Old Barns and Broken Silos

We live in a rural area with lots of farms, and many farm ghosts. Evidence of where a house once lived. Old pump houses standing alone. A garage by itself. A tattered swing hanging from the limb of a dead tree.

Crumbled barns make me sad. I think of the families who worked terribly long hours in the fields harvesting crops. I imagine rows of cows slowly chewing, staring. I can see an old horse standing, one leg bent.

On M-53, midway up the “thumb” of Michigan, there is a once-proud farm. In 1976 when the United States celebrated its two-hundredth anniversary, the family painted “Happy Birthday America! 1976!” on the barn. The faded sign remained until the barn collapsed several years ago. The fractured house is covered by vines, weeds, and memories.

I see mile after mile of rusted balers, combines, discs, rakes, and the tractors that pulled them. I think about the people who drove those tractors in the open air, eating dust, baking in the midday sun. Farmers in 1950 could not have imagined monster tractors that almost operate themselves while the driver sits in the air-conditioned cab watching a computer screen as GPS guided machinery applies nutrients to the soil.

I wonder if a farmer faithfully milking fifteen cows by hand twice each day could ever have foreseen a dairy farm with thousands of cows that wander to the milking parlor by themselves and are milked automatically up to three times every day.

In a recent conversation about a huge dairy farm I was told, “The cows learn they get grain when they come to the parlor, so they’ll try to come in just to eat. A computer scanner reads their tag and they are not allowed in if they have already been milked. Eventually they learn when to come in for milking.” Amazing.

I think about conversations that happened in those old barns.

“Don’t let those calves out of the pen!! What is wrong with you?!”

“Get over! Move over! Get!!” the farmer yells as he attempts to push an unwilling heifer into a stanchion.

“Get out there and load the spreader!! Can’t you see the pile is higher than the roof?!”

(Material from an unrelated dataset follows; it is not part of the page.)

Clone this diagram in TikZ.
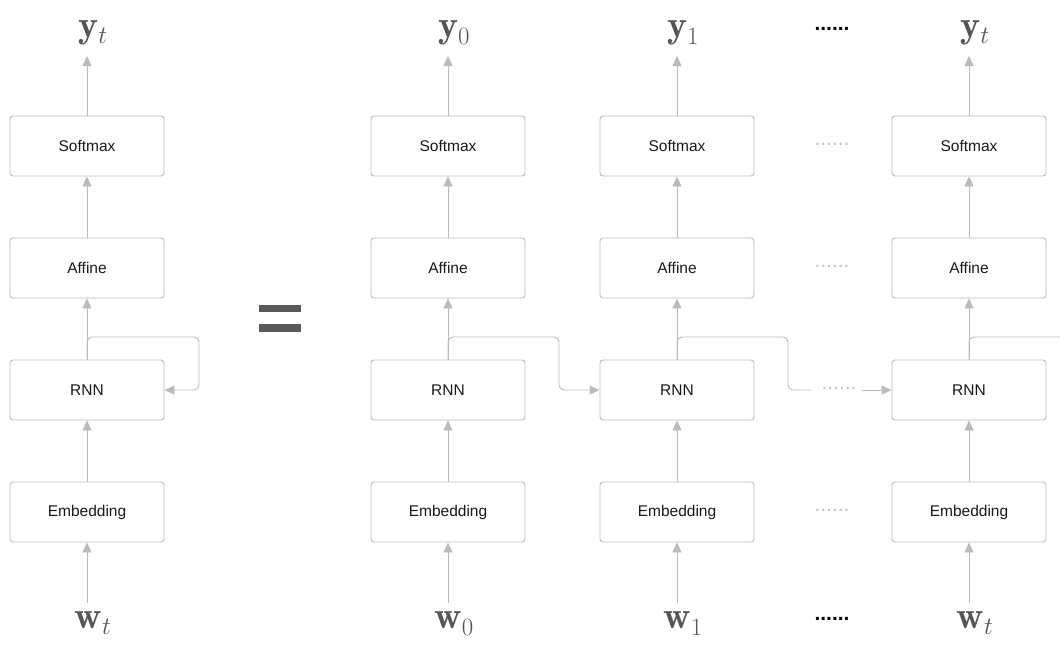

“Grab that bucket and clean the cows before I come over there and kick your can!!”

“Ben!! Are you up there?!! What’s taking you so long!! Get that hay thrown down here!! They’re not going to wait all day just because you’re lazy!! Ben!!!!”

“I’m coming!!!” Ben yells, mumbling to himself about how he’s not going to have cows when he owns his own farm.

“I want you boys to fix the fence on the outer forty by noon! I’m turning the cattle out at twelve o’clock sharp! If that fence isn’t done and any get out of the field I’m going to take it out of your hide!”

“Which one of you two bent the drive on the baler?! Speak up!! Who did it!!”

I think about farm moms making huge amounts of food. Fried chicken, mashed potatoes and gravy, beans, corn on the cob, jello, and homemade rolls, with hot apple pie for dessert. And that was dinner at noon. Supper came later when all the chores were finished.

A broken silo stands alone in a field. The last load was pulled out decades ago. I wonder if any calves were ever in that silo.

I worked on a farm when I was in high school. As I was shoveling silage my boss yelled, “You be sure to lock that door tight when you leave for lunch. If you don’t, the calves will get in there!”

“Sure they will,” I mumbled to myself.

I locked the silo door. At least I thought I did. When I came back from lunch the door was lying on the ground. I looked in the silo and there were three black faces staring back at me. My boss walked up at that moment. He said something I don’t recall and climbed in the silo with a stick and started yelling. Three big calves came scrambling out.

The farm where I worked is gone. Factories took its place.